• [WHAT THE EXERCISE ASKS]
Copy out the entries in full and with complete accuracy; pictures are excluded.

******************************

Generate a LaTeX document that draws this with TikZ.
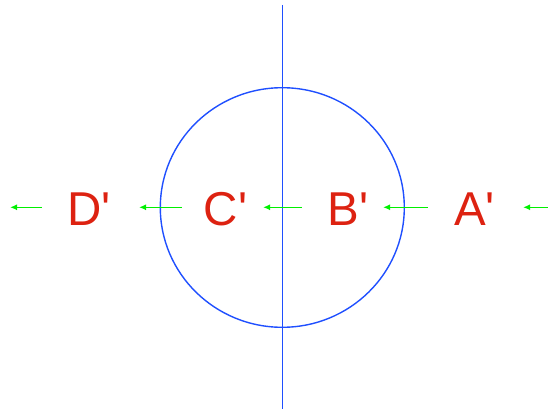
\documentclass[tikz,border=0pt]{standalone}
\usepackage{fontspec}
\newfontfamily\lblfont{Liberation Sans}
\usetikzlibrary{arrows.meta}
\definecolor{lblred}{HTML}{DD2211}
\definecolor{axblue}{HTML}{1F4FFF}
\definecolor{arrgreen}{HTML}{00F000}
\begin{document}
\begin{tikzpicture}[x=1pt,y=-1pt,
  lbl/.style={text=lblred,inner sep=0pt,anchor=base,font=\lblfont\fontsize{47.5}{50}\selectfont},
  ray/.style={draw=arrgreen,line width=1.6pt,-{Latex[length=7pt,width=6pt]}},
  optic/.style={draw=axblue,line width=1.4pt}]
\useasboundingbox (0,0) rectangle (548,409);
\draw[optic] (282.3,207.5) ellipse [x radius=122, y radius=119.8];
\coordinate (axtop) at (282.3,5);
\coordinate (axbot) at (282.3,409);
\draw[optic] (axtop) -- (axbot);
\node[lbl] (D) at (89,225) {D'};
\node[lbl] (C) at (225.5,225) {C'};
\node[lbl] (B) at (348,225) {B'};
\node[lbl] (A) at (474.5,225) {A'};
\coordinate (r1s) at (42,207.3);  \coordinate (r1e) at (10,207.3);
\coordinate (r2s) at (182,207.3); \coordinate (r2e) at (139,207.3);
\coordinate (r3s) at (302,207.3); \coordinate (r3e) at (263,207.3);
\coordinate (r4s) at (428,207.3); \coordinate (r4e) at (383,207.3);
\coordinate (r5s) at (548,207.3); \coordinate (r5e) at (523,207.3);
\draw[ray] (r1s) -- (r1e);
\draw[ray] (r2s) -- (r2e);
\draw[ray] (r3s) -- (r3e);
\draw[ray] (r4s) -- (r4e);
\draw[ray] (r5s) -- (r5e);
\end{tikzpicture}
\end{document}
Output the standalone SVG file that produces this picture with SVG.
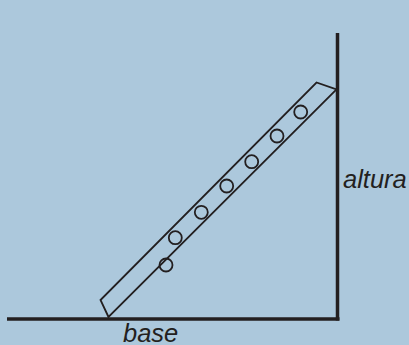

******************************

• [THE SOLUTION]
Generate a LaTeX document that draws this with TikZ.
\documentclass[tikz,border=0pt]{standalone}
\usepackage{fontspec}
\newfontfamily\lblfont{Liberation Sans}
\usetikzlibrary{arrows.meta}
\definecolor{lblred}{HTML}{DD2211}
\definecolor{axblue}{HTML}{1F4FFF}
\definecolor{arrgreen}{HTML}{00F000}
\begin{document}
\begin{tikzpicture}[x=1pt,y=-1pt,
  lbl/.style={text=lblred,inner sep=0pt,anchor=base,font=\lblfont\fontsize{47.5}{50}\selectfont},
  ray/.style={draw=arrgreen,line width=1.6pt,-{Latex[length=7pt,width=6pt]}},
  optic/.style={draw=axblue,line width=1.4pt}]
\useasboundingbox (0,0) rectangle (548,409);
\draw[optic] (282.3,207.5) ellipse [x radius=122, y radius=119.8];
\coordinate (axtop) at (282.3,5);
\coordinate (axbot) at (282.3,409);
\draw[optic] (axtop) -- (axbot);
\node[lbl] (D) at (89,225) {D'};
\node[lbl] (C) at (225.5,225) {C'};
\node[lbl] (B) at (348,225) {B'};
\node[lbl] (A) at (474.5,225) {A'};
\coordinate (r1s) at (42,207.3);  \coordinate (r1e) at (10,207.3);
\coordinate (r2s) at (182,207.3); \coordinate (r2e) at (139,207.3);
\coordinate (r3s) at (302,207.3); \coordinate (r3e) at (263,207.3);
\coordinate (r4s) at (428,207.3); \coordinate (r4e) at (383,207.3);
\coordinate (r5s) at (548,207.3); \coordinate (r5e) at (523,207.3);
\draw[ray] (r1s) -- (r1e);
\draw[ray] (r2s) -- (r2e);
\draw[ray] (r3s) -- (r3e);
\draw[ray] (r4s) -- (r4e);
\draw[ray] (r5s) -- (r5e);
\end{tikzpicture}
\end{document}
Output the standalone SVG file that produces this picture with SVG.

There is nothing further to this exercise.